::: Stored data

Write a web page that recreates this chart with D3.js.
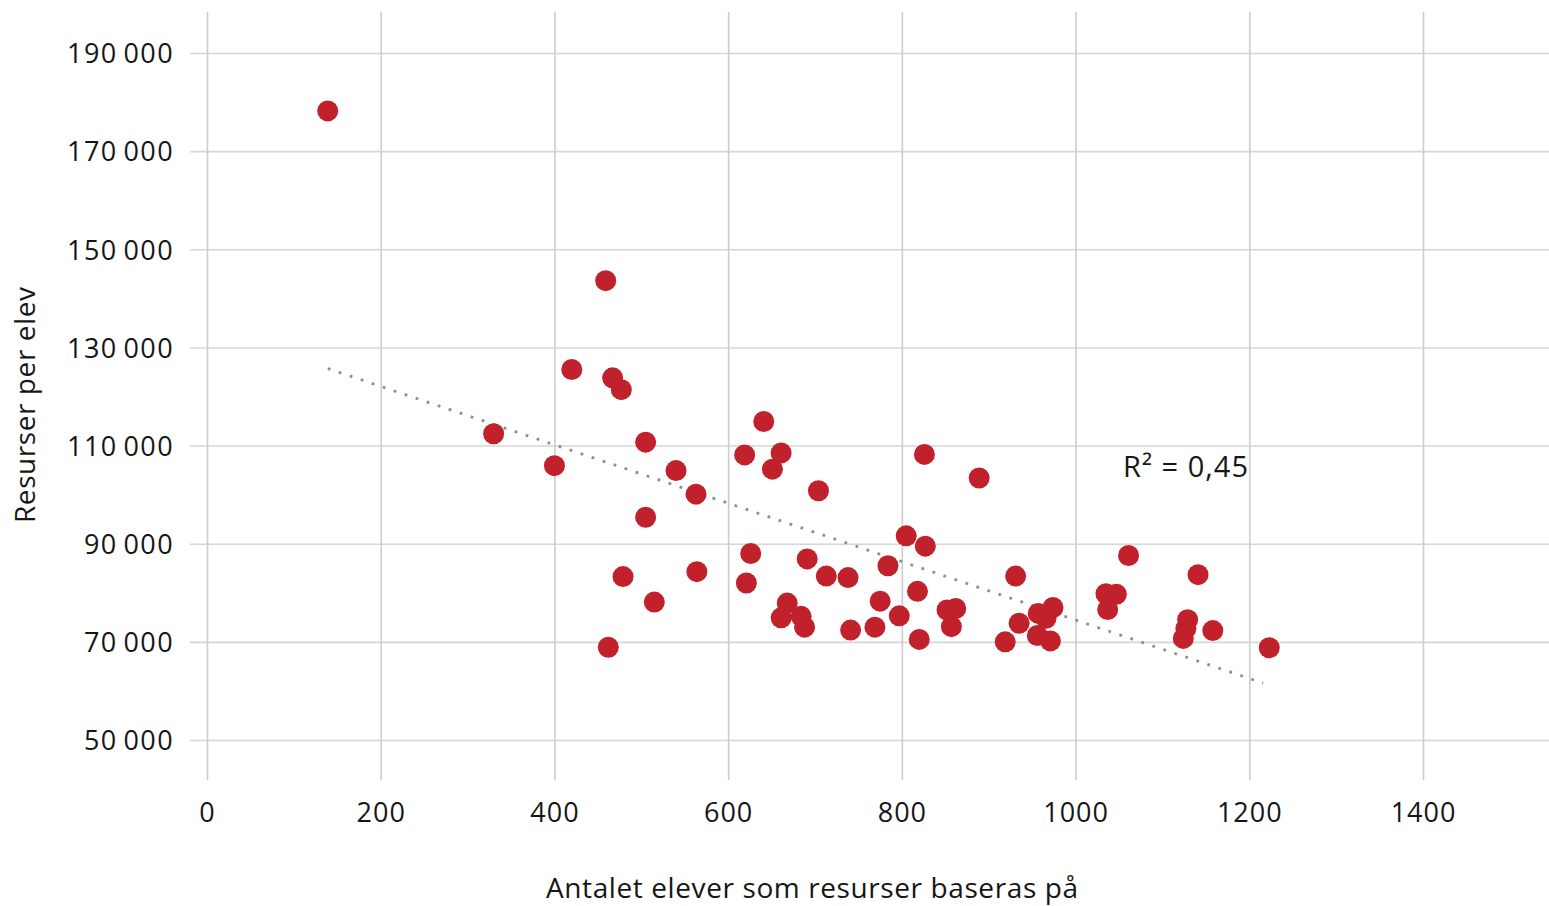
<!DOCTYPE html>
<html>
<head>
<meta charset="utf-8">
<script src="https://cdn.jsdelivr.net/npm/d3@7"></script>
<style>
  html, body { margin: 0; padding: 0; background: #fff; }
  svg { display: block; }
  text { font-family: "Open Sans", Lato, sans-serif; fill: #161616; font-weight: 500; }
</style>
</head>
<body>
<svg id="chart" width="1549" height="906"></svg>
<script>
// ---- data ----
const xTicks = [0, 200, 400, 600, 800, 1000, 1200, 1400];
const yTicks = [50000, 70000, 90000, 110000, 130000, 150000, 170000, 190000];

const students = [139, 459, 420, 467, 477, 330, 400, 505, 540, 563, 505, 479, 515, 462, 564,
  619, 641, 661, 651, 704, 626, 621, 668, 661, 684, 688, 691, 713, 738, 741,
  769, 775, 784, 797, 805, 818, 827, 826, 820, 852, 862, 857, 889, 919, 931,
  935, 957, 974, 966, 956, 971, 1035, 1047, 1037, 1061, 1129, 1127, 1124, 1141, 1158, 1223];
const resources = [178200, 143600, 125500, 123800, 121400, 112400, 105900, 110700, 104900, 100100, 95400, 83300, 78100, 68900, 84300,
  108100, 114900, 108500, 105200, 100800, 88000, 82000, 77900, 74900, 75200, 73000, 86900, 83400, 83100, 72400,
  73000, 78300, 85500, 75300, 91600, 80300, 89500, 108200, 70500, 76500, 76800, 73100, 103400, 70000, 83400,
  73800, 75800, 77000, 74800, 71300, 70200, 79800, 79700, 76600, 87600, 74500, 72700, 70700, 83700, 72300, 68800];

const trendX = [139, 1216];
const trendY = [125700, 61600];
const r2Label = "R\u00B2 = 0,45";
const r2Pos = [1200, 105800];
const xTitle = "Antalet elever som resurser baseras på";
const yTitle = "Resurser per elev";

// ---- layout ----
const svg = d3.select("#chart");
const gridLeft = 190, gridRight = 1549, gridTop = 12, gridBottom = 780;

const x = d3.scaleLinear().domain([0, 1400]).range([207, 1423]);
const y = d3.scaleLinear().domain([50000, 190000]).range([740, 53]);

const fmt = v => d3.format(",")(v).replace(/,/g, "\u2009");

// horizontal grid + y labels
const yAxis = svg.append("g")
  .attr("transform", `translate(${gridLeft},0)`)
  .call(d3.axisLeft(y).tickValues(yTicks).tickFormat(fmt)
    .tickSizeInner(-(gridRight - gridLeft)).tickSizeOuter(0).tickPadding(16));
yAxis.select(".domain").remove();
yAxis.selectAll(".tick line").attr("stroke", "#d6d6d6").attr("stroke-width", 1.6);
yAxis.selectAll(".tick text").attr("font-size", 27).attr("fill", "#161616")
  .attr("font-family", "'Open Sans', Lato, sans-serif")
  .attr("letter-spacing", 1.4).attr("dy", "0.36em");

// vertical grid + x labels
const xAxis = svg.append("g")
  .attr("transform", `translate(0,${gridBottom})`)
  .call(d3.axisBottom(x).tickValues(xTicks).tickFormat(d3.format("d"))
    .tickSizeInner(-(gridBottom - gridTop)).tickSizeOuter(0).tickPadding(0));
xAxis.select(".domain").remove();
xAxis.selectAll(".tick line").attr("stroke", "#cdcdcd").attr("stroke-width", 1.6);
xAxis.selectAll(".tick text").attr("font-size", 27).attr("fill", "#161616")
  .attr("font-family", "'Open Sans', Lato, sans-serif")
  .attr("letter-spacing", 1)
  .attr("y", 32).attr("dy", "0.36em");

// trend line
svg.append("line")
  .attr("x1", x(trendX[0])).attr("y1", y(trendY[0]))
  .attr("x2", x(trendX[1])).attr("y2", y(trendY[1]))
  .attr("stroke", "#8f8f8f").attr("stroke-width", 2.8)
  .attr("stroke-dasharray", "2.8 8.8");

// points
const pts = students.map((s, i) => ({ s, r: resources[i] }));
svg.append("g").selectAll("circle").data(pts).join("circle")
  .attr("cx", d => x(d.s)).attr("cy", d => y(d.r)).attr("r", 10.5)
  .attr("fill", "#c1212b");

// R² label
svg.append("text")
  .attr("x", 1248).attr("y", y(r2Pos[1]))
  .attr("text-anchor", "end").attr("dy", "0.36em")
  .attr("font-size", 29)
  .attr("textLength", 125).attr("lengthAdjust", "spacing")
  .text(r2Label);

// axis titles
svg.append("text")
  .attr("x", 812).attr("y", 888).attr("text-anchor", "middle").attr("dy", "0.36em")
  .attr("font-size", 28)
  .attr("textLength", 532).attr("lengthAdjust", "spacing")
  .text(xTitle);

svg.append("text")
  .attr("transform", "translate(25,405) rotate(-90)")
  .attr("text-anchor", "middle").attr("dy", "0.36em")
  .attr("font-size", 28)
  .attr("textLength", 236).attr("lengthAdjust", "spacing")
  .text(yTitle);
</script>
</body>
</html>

::::::

* [Your objective] Begin at the first line of the data above and repeat each line exactly, stopping after the line containing "150000, 170000, 190000];". Omit the pictures.

* [Answer for this exercise]
Write a web page that recreates this chart with D3.js.
<!DOCTYPE html>
<html>
<head>
<meta charset="utf-8">
<script src="https://cdn.jsdelivr.net/npm/d3@7"></script>
<style>
  html, body { margin: 0; padding: 0; background: #fff; }
  svg { display: block; }
  text { font-family: "Open Sans", Lato, sans-serif; fill: #161616; font-weight: 500; }
</style>
</head>
<body>
<svg id="chart" width="1549" height="906"></svg>
<script>
// ---- data ----
const xTicks = [0, 200, 400, 600, 800, 1000, 1200, 1400];
const yTicks = [50000, 70000, 90000, 110000, 130000, 150000, 170000, 190000];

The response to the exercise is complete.